* _Given data_
>> Start

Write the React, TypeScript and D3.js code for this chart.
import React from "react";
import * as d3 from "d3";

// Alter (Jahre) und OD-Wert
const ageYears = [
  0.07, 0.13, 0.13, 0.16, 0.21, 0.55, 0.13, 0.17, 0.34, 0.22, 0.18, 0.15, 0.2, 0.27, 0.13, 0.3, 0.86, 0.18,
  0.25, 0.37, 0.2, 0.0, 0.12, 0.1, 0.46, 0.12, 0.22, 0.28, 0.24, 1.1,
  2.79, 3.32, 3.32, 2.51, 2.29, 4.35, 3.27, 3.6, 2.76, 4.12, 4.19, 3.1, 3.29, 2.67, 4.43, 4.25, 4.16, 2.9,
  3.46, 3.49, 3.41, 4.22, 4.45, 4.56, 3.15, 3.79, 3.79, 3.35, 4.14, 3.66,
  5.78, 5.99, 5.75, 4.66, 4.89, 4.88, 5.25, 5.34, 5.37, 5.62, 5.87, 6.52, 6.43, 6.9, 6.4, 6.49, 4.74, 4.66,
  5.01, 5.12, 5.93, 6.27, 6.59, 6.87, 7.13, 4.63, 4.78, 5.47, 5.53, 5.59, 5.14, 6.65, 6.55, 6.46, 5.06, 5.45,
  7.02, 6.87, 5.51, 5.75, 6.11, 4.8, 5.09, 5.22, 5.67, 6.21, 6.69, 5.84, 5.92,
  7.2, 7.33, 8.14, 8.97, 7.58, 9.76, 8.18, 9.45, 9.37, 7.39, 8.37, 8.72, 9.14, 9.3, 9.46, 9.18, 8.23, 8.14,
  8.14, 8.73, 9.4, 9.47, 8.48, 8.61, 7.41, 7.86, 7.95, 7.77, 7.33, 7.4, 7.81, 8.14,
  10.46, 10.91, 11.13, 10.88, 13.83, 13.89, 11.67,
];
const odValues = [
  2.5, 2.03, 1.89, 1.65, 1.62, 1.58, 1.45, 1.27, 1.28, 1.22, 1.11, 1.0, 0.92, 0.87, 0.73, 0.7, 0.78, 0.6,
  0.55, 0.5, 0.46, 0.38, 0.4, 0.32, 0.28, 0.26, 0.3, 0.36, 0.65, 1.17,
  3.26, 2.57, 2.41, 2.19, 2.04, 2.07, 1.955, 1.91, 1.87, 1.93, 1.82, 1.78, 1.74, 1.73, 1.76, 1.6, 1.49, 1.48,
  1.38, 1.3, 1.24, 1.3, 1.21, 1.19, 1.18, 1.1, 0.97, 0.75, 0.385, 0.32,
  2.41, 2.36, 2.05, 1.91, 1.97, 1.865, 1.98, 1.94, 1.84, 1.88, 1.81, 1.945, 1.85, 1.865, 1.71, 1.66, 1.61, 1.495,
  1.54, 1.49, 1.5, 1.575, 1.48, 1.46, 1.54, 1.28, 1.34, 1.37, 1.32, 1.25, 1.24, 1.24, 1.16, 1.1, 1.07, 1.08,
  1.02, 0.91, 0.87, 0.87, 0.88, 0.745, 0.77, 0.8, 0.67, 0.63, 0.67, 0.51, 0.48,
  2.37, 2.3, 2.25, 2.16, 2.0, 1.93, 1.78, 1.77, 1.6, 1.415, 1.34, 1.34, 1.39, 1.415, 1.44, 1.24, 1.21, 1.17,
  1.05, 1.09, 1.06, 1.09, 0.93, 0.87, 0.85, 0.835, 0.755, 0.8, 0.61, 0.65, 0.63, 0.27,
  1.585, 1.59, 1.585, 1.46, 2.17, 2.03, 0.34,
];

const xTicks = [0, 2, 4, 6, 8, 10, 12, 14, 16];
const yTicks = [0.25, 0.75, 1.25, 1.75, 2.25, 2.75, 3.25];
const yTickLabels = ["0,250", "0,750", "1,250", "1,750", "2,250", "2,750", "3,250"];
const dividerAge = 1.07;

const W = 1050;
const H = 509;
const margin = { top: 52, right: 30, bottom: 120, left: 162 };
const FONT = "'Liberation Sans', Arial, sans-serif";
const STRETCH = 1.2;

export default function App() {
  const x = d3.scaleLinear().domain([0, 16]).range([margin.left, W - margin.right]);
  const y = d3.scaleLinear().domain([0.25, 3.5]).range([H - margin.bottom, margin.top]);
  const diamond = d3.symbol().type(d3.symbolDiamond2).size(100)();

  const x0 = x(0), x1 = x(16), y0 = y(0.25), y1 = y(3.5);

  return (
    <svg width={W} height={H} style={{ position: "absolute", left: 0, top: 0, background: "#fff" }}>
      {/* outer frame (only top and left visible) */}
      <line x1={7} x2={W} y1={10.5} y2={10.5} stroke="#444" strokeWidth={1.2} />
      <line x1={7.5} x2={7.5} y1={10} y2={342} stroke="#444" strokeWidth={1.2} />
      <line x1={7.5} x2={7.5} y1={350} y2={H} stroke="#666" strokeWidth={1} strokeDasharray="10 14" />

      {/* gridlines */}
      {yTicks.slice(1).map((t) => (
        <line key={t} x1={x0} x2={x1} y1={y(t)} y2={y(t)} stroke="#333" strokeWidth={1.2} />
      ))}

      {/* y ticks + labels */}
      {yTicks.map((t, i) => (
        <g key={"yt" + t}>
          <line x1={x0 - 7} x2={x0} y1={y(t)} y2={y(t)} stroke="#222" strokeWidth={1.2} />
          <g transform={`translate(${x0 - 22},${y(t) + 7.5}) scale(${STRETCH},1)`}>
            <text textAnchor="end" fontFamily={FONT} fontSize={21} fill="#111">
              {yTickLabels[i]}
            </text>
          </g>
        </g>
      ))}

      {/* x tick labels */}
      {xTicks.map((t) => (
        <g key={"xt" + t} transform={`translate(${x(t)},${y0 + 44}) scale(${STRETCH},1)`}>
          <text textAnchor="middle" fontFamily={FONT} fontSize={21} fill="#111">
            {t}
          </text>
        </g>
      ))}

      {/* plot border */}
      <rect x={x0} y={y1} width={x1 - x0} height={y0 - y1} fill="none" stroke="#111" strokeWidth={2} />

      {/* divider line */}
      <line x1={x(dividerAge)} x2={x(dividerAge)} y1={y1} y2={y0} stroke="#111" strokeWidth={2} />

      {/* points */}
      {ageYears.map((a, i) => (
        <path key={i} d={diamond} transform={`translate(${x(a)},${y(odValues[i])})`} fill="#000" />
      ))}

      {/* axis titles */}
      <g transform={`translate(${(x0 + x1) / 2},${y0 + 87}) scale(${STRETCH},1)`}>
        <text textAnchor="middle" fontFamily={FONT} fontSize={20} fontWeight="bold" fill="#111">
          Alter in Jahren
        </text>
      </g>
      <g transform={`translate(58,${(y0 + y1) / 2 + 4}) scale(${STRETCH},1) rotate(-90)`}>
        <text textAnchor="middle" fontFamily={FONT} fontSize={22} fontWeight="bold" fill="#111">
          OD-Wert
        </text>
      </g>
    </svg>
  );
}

>> End
>> Start

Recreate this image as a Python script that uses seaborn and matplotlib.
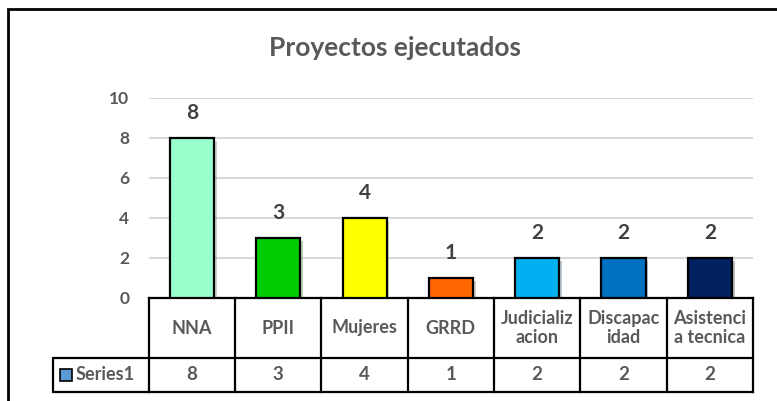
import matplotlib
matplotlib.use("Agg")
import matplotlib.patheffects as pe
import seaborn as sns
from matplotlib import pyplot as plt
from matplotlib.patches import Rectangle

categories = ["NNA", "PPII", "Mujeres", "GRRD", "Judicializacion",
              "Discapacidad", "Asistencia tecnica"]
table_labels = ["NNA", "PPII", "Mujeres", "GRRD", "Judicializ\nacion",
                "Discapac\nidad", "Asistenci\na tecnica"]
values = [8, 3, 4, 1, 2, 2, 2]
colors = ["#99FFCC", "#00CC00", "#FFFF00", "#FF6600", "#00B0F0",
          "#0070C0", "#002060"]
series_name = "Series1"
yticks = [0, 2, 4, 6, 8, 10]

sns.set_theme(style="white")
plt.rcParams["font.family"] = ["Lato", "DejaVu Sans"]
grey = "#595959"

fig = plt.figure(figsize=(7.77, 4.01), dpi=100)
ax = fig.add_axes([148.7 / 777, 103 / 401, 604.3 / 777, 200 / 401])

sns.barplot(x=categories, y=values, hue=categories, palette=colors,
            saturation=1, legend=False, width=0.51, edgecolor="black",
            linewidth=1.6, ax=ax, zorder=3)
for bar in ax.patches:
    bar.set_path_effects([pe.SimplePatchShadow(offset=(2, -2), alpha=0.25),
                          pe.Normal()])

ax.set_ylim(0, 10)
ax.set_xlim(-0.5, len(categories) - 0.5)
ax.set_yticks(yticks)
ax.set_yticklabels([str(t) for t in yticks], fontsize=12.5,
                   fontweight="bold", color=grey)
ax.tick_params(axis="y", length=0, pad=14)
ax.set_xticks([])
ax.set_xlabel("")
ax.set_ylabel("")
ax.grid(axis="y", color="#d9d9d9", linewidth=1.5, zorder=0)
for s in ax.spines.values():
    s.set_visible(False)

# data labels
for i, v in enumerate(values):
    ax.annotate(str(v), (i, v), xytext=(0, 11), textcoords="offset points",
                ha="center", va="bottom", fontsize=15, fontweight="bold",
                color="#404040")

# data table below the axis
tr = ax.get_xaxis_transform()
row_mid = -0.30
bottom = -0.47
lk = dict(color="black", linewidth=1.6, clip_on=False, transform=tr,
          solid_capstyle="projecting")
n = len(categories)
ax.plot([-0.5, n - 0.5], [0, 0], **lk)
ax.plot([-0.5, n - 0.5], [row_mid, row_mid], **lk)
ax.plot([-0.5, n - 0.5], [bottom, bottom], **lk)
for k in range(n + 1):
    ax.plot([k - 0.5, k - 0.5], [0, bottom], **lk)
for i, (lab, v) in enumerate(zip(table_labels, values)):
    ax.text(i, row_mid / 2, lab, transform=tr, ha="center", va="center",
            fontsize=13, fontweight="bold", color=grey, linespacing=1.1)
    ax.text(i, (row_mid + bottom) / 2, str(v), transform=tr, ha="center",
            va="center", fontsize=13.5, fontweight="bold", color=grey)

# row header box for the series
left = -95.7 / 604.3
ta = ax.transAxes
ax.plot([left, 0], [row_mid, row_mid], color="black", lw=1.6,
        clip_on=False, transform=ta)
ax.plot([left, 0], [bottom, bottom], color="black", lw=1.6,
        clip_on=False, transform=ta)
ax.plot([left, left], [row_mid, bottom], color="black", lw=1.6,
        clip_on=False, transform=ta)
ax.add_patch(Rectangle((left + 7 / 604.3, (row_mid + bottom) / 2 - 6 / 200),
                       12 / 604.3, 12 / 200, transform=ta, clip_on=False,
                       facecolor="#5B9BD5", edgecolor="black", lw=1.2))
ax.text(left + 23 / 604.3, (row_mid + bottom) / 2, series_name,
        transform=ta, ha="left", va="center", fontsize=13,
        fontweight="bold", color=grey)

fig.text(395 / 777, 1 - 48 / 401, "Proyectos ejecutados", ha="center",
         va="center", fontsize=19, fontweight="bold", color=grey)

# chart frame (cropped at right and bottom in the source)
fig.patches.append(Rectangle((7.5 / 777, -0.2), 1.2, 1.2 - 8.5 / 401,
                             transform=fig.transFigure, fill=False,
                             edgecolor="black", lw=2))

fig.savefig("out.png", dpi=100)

>> End
>> Start

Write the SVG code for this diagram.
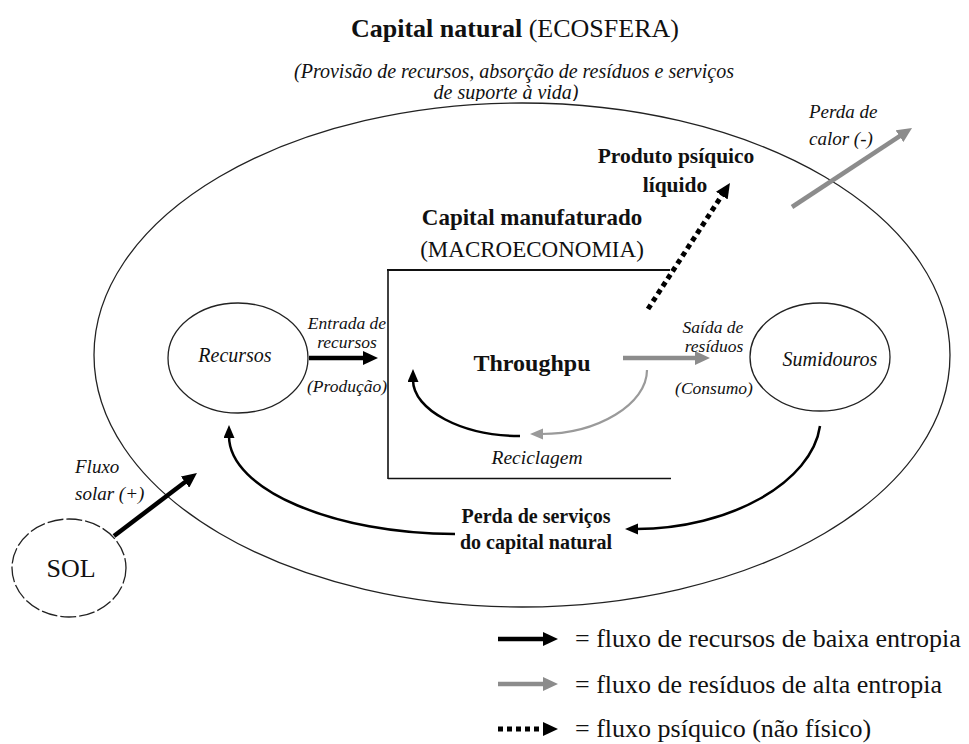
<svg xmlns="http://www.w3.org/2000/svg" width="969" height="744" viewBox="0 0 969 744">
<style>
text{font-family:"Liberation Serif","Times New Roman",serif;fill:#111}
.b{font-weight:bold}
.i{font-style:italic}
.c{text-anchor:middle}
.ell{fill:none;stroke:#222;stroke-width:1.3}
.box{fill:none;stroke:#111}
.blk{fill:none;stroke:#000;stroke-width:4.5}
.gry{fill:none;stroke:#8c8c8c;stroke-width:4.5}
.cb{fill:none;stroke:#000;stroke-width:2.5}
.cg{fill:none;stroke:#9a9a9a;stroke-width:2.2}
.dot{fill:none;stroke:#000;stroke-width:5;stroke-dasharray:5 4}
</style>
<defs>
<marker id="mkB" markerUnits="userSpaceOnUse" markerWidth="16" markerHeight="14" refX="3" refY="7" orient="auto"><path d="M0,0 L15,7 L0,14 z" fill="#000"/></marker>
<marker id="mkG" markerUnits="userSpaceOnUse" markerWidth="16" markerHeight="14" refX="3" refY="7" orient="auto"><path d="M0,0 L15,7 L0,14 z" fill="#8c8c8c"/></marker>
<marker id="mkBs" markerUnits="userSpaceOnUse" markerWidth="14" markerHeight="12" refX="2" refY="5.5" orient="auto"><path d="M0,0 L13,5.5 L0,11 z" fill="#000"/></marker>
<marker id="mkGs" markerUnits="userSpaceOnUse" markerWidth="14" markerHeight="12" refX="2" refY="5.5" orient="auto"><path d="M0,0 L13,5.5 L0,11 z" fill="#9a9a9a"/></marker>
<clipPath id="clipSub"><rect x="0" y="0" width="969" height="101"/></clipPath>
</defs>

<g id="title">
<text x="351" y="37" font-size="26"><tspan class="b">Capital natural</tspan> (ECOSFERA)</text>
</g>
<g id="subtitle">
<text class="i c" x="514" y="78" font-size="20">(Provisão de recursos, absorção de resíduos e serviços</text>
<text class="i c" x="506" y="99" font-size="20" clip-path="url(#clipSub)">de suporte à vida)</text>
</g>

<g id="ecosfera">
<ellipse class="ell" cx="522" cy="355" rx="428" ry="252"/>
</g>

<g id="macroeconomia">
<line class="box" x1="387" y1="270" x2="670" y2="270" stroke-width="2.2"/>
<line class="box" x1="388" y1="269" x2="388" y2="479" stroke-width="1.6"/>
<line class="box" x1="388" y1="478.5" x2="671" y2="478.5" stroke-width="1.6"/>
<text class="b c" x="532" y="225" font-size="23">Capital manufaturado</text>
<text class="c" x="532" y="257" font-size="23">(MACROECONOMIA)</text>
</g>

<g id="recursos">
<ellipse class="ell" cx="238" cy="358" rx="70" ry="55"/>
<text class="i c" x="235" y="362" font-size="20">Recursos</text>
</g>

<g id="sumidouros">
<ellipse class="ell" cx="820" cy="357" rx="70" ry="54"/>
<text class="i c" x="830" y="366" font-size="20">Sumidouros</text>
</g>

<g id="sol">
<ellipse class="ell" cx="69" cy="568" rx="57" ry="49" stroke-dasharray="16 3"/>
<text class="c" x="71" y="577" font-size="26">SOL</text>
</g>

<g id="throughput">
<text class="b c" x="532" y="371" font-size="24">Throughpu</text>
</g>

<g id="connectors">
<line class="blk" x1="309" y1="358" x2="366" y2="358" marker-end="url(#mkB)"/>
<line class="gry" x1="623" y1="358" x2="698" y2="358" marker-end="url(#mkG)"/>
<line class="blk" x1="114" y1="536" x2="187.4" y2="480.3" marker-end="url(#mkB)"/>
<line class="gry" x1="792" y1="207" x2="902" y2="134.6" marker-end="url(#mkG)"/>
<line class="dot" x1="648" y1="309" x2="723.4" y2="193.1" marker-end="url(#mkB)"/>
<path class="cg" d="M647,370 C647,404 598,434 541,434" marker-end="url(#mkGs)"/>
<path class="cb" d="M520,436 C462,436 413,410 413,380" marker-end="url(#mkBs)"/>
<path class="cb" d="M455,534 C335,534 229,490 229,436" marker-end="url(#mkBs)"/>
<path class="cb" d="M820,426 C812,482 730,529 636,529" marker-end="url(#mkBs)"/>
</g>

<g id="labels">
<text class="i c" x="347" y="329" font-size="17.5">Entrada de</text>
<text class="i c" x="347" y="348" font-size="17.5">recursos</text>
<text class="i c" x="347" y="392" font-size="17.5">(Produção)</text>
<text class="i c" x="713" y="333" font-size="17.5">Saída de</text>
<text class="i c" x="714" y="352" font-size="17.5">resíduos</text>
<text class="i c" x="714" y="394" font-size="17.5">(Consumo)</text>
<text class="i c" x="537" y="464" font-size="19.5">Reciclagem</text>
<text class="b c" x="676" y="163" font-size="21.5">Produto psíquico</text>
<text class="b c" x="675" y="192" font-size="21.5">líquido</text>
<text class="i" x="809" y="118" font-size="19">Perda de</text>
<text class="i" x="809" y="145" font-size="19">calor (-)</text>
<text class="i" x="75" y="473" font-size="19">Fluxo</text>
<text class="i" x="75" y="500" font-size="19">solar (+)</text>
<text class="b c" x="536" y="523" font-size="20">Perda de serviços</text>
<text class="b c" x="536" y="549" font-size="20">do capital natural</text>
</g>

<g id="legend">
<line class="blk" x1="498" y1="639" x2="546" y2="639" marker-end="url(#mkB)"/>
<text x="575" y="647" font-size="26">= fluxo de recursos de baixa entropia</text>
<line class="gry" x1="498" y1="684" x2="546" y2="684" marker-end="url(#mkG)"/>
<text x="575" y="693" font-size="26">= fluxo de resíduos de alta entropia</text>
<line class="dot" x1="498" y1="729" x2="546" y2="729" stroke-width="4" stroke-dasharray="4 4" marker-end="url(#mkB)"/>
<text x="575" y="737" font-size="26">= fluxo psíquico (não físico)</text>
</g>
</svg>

>> End

* _Exercise goal_
Search the lines for the string "React" and copy every line that has it.

* _Answer to this task_
Write the React, TypeScript and D3.js code for this chart.
import React from "react";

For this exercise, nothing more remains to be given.